We recently spoke with Josephine Healion, a keen tandem cyclist with Tullamore Cycling Club about her experience to date and love for cycling. Josephine comments on the incredible support and friendships formed in her club and talks about the amazing fundraiser Tullamore Cycling Club are currently completing, to help raise vital funds and awareness for a number of charities. More information regarding the ‘Around the World in 80 Day’s’ challenge can be found here https://www.myvirtualmission.com/missions/106004/tctc-around-the-world-in-80-days-cycle-challenge
Josephine, how did you first get involved in cycling?
I first got involved in cycling through the NCBI. They would organise tandem cycling events during the summer. The pilots would volunteer themselves and their bikes for these events. As there were more people than bikes, we would take turn hopping up and down off the saddle. For most people at these events, it was more of a social outing where they could meet new people and chat. For me, I loved being active and couldn’t wait to hop back on again. They organised meetings with local clubs for these events to gain volunteers and bikes. A message was sent out asking those who were interested in hooking up with a club or finding out more about cycling to come along. And so, I did. This is when I first had contact with the Tullamore Cycling and Touring Club. We arranged a time and day for a trial run with the club. I cycled my first ever 30k and I thought my legs were going to fall off but couldn’t wait to go again!
For a complete outsider to the sport how would you describe the feeling when cycling a tandem bike?
Most people know what it is like to cycle their own bike. It is something they say you never forget. Well, being on a tandem means it is not just you. You have to work as a team. Both sets of peddles are conjoined. So, when I push down, the front also pushes down and vice versa. The pilot is known as the person who sits on the front of the tandem. They have control over the steering and changing of the gears. While the stoker, “me” sits on the back of the tandem. As the tandem is a heavier piece of equipment along with two body weights, going uphill is a workout but this also mean going down is a lot of fun reaching speeds of over 50km/h. This means that communication between pilot and stoker would have to be very strong and a great level of trust. Even things like leaning into bends and stopping at traffic lights need communication. We wear cycling cleats which allows our feet to be clicked into the peddles so before coming to a stop, we must click out. This means I rely on my pilot to communicate with me.

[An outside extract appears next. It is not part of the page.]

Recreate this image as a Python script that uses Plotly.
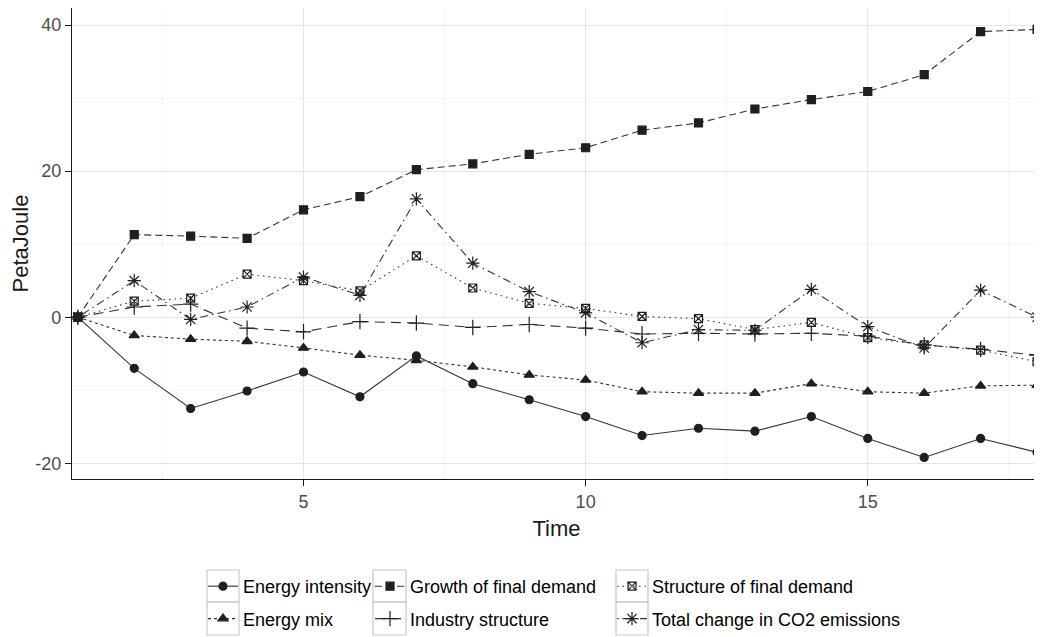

Would you cycle for leisure or competition?
I cycle for leisure. It’s always good to have an open mind, so maybe in the future I would consider competitions.
What is it that you enjoy about cycling most?
From the time I was very young, I loved being outdoors. Cycling gets me back out there but what I like most of all, is cycling with the club. It has been a way of meeting so many incredible people from all walks of life. It is a lot easier to cycle long distances and push yourself when you have support and competition. We have a lot of laughs along the way as well and it is a great way of keeping the body and mind fighting fit.
Were you previously or are you still involved in any other sport?
Growing up I did participate in mainstream sports. However, when I got to my teens, this became more challenging. I had then lost interest until I found tandem cycling and I’m not involved in any other sport at the moment.
What challenges and/or obstacles did you face, if any, getting involved in sport?
I would definitely say for me I had a lack of knowledge about what was possible. It was through the NCBI that I gained any knowledge of sport available to people with site loss. I suppose for the younger generation now, social media plays such a huge part in awareness and makes information a lot easier to access. Location of where some sports were taking place was also an issue. There weren’t many sports available for people with site loss in my local area. This was making me lose hope for participating in sport. I had never imagined that cycling a tandem bike with a local club would have even been possible.
What would you consider to be your biggest sporting achievement to date big or small?
In the year 2017 myself and my pilot at the time Billy Colton completed the club’s 8 county 100mile challenge. This was an all-day event where we made our way through the seven surrounding counties of Offaly. This is the longest distance I’ve completed to date.
What advice would you give to anyone in the vision impaired community who would like to get involved in cycling or any sport?
My advice would be to ask the questions. Find a local club and get in touch. Do not be afraid of rejection. The first step is to find out if it is possible, if it’s not, there may be something that is or someone else who can point you in the right direction. People can be extremely helpful, it’s all about getting in touch with the right people. If you don’t ask you will never know. The NCBI and Vision Sports can also help in this aspect, they may know of things going on in your area, so reach out to them. If you are eager to get active be persistent and don’t give up, you never know what could be possible.
Lastly, tell us about the fundraiser you and your club are participating in?
We are currently fundraising for a number of charities locally and nationally by completing an around the world in 80 days (4 times) challenge. Where we as a club we are tracking our individual distances to collectively achieve this target. It is going very well so. Please follow and support our journey. All bikes are out to gather up as much road as possible for this and we at the club are very excited for this event. We are now in the final quarter and could use as much support as possible!